Um, you might want to look into the Miami thing Justin because your wrong. BTW, La Lagunita is the new posh Chavista enclave

Justin Delacour 1:33 AM  

"Rolls Royce luxury vehicles in Venezuela have soared. The model that costs US$1 million has sold 200 units and counting in 2007. The company thought it would only sell seven."

And??

Has it occurred to you, KA, that, over the last three years, Venezuelan GDP has grown somewhere on the order of 40 percent? Sure there are people who are banking in Venezuela. Nevertheless, your little quote tells us nothing about who's buying those Roll Royces.

It's stunning to witness the nonsense that passes for analysis among the Venezuelan opposition.

Boli-Nica 6:13 PM  

^^^ of course many "Chavistas want to buy luxury highrises in Miami".Real estate is a fixed asset, can't be frozen like a bank account. Produces some income, theoretically appreciates. Through quit-claims and layers of ownership, owners can remain anonymous.

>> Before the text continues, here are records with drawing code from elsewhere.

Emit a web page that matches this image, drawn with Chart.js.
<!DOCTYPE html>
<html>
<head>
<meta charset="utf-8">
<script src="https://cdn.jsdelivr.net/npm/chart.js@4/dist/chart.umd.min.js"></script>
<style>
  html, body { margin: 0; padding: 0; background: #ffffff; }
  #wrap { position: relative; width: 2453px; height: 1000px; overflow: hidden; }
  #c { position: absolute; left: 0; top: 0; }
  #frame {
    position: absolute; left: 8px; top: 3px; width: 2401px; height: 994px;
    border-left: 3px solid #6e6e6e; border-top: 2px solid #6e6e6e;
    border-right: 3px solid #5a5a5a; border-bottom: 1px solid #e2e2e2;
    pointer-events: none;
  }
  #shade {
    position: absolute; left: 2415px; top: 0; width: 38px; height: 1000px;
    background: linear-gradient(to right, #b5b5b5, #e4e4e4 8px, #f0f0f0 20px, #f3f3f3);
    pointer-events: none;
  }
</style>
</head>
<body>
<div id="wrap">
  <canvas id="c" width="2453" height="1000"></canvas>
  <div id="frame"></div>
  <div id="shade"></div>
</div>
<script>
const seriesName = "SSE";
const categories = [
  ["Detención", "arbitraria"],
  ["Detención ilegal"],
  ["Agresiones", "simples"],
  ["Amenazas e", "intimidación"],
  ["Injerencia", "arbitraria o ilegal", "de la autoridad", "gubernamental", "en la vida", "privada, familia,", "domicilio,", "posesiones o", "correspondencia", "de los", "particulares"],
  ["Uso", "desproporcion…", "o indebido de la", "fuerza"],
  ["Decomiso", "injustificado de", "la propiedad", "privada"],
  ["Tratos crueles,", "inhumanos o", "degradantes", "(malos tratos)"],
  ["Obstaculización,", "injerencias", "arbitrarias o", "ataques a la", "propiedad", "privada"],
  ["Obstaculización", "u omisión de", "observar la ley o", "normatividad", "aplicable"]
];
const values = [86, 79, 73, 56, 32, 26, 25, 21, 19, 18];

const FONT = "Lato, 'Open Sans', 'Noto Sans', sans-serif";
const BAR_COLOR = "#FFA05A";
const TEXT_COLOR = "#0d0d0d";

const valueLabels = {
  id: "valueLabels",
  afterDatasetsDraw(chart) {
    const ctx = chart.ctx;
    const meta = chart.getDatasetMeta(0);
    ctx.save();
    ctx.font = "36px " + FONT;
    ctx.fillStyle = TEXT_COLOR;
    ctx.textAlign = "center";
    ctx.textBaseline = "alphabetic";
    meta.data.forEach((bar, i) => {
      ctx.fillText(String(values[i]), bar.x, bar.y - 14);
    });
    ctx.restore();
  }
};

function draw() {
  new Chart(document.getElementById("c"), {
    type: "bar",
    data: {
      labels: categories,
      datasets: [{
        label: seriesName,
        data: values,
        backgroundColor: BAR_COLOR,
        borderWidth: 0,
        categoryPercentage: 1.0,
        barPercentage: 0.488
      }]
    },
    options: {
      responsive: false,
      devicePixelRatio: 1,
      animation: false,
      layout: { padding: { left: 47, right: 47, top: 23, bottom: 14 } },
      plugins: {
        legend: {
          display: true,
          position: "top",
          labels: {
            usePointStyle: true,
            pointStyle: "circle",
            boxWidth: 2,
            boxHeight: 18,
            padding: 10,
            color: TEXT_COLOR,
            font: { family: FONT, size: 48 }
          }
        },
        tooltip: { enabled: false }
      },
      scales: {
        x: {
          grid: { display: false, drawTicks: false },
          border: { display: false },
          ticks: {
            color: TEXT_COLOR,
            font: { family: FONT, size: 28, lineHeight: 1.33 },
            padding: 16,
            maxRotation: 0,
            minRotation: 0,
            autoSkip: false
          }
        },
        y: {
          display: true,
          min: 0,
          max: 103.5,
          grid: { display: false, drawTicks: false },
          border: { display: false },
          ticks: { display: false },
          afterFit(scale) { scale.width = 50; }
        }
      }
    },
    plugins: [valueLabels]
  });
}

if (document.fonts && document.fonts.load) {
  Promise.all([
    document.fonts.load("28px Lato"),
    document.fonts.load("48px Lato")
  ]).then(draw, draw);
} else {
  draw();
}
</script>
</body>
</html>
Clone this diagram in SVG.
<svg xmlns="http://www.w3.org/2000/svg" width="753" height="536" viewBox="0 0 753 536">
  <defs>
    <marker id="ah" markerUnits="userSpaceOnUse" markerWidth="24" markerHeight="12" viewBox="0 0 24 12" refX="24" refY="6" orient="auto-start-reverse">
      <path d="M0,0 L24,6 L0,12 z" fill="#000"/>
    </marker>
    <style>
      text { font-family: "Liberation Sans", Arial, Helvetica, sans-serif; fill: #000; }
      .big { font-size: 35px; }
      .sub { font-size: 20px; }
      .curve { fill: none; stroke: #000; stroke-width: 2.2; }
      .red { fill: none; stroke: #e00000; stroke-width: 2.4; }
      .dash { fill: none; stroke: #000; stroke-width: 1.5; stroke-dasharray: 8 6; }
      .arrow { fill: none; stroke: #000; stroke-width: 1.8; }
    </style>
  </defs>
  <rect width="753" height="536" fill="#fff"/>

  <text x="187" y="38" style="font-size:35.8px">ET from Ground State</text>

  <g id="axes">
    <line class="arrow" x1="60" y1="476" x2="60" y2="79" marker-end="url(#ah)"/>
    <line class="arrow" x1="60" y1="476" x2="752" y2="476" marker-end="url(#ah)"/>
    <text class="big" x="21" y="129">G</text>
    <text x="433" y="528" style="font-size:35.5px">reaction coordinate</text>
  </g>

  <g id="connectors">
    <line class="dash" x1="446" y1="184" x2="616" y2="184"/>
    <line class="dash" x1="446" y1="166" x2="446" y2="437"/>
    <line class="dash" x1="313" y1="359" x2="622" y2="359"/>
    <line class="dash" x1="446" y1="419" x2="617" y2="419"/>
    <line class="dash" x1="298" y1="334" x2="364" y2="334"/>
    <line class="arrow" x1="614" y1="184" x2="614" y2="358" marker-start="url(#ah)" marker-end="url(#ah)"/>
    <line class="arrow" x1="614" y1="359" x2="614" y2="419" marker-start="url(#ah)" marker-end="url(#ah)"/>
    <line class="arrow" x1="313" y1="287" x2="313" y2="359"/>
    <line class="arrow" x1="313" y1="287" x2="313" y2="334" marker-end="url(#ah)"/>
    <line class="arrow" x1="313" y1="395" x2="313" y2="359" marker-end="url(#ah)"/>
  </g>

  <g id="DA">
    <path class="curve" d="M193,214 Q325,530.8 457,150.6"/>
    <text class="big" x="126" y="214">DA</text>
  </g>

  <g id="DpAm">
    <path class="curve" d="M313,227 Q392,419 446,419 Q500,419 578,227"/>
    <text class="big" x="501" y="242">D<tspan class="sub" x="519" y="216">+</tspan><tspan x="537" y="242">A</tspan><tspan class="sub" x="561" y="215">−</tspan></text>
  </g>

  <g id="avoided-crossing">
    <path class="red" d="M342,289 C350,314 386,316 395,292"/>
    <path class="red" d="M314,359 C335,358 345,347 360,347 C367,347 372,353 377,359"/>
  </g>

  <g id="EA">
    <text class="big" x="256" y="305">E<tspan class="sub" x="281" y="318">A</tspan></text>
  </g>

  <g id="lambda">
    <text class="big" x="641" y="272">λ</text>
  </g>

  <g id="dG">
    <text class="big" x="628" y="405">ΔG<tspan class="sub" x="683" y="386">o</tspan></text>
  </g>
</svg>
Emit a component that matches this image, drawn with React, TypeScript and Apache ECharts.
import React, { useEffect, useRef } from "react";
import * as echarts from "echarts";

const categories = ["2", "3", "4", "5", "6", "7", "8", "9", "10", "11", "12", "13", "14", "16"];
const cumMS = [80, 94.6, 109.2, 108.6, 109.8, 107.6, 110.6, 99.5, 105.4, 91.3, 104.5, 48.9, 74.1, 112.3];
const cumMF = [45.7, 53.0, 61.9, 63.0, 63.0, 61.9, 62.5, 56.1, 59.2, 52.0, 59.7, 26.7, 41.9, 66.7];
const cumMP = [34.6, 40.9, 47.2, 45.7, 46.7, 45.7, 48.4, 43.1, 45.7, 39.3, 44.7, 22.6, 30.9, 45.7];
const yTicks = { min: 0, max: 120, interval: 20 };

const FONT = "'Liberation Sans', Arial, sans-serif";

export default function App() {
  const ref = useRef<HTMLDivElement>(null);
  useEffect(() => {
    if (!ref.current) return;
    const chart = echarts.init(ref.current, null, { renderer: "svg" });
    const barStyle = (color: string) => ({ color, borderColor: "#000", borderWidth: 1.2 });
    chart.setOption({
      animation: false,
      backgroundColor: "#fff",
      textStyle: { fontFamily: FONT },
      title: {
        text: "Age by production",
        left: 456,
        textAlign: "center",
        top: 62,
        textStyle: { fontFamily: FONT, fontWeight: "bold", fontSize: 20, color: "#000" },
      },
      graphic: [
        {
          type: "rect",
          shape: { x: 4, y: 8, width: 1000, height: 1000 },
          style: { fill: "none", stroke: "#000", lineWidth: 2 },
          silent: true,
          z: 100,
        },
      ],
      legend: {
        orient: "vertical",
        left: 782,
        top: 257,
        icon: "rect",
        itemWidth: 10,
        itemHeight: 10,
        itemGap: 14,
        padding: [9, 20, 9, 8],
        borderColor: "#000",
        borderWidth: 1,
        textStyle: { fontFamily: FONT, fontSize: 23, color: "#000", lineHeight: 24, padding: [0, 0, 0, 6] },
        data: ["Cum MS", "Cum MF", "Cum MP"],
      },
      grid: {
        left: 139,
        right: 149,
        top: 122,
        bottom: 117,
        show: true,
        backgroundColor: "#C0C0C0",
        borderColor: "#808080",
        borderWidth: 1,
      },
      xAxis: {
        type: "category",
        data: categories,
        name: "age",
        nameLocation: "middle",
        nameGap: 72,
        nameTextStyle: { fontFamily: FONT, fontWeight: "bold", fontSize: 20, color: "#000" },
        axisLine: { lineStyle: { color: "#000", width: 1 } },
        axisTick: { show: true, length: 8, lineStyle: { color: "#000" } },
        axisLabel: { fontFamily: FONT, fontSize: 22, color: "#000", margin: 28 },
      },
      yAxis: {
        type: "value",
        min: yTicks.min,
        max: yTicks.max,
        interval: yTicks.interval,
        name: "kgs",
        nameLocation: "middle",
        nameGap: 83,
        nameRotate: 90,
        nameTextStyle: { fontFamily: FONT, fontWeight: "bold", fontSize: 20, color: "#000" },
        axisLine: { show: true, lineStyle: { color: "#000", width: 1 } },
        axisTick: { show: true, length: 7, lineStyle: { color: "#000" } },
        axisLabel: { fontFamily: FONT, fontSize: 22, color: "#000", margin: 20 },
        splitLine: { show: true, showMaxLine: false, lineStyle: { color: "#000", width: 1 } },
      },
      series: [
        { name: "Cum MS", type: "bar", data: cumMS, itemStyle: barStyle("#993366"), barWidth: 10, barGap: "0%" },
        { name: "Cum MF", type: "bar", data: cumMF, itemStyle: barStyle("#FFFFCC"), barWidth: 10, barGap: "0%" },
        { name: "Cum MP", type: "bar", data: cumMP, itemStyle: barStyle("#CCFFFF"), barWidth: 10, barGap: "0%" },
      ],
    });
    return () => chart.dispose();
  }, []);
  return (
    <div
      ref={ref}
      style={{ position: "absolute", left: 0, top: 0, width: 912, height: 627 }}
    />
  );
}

Venezuelans are the single largest purchasers of investment real estate in Miami-Dade - meaning condo units rented by tenants with a median price 300,000 - not summer homes. Luxury home brokers go to Caracas to offer properties directly, one realtor alone, sold $30 million worth of properties to Venezuelans this way. This is not the old money that left after 02. This flow is coming and has not stopped.

Your average "Boliburges" rocking on the PDVSA dime - and random rich types have fixers who send money out to offshore accounts in places like the Caymans. Invoices from the Venezuelan government, can explain away origin of proceeds to Feds. Then money wired to US bank, as a "loan" or investment $. Buy high rise condos, title held in the name of relative, a trust, or LLC. Voila....you pulled a fast one on Uncle Hugo. Denial all around!

Boli-Nica 9:04 PM  

Anyways whats the point? Its impossible to deny the widespread corruption in Venezuelas government. Its been a textbook case of a rentist economy for about 80 + years, through the AD and COPEI years... But by concentrating economic power through things like breaking the autnomomy of PDVSA and the weakening the Central Bank, Chavez has simply created more avenues for corruption.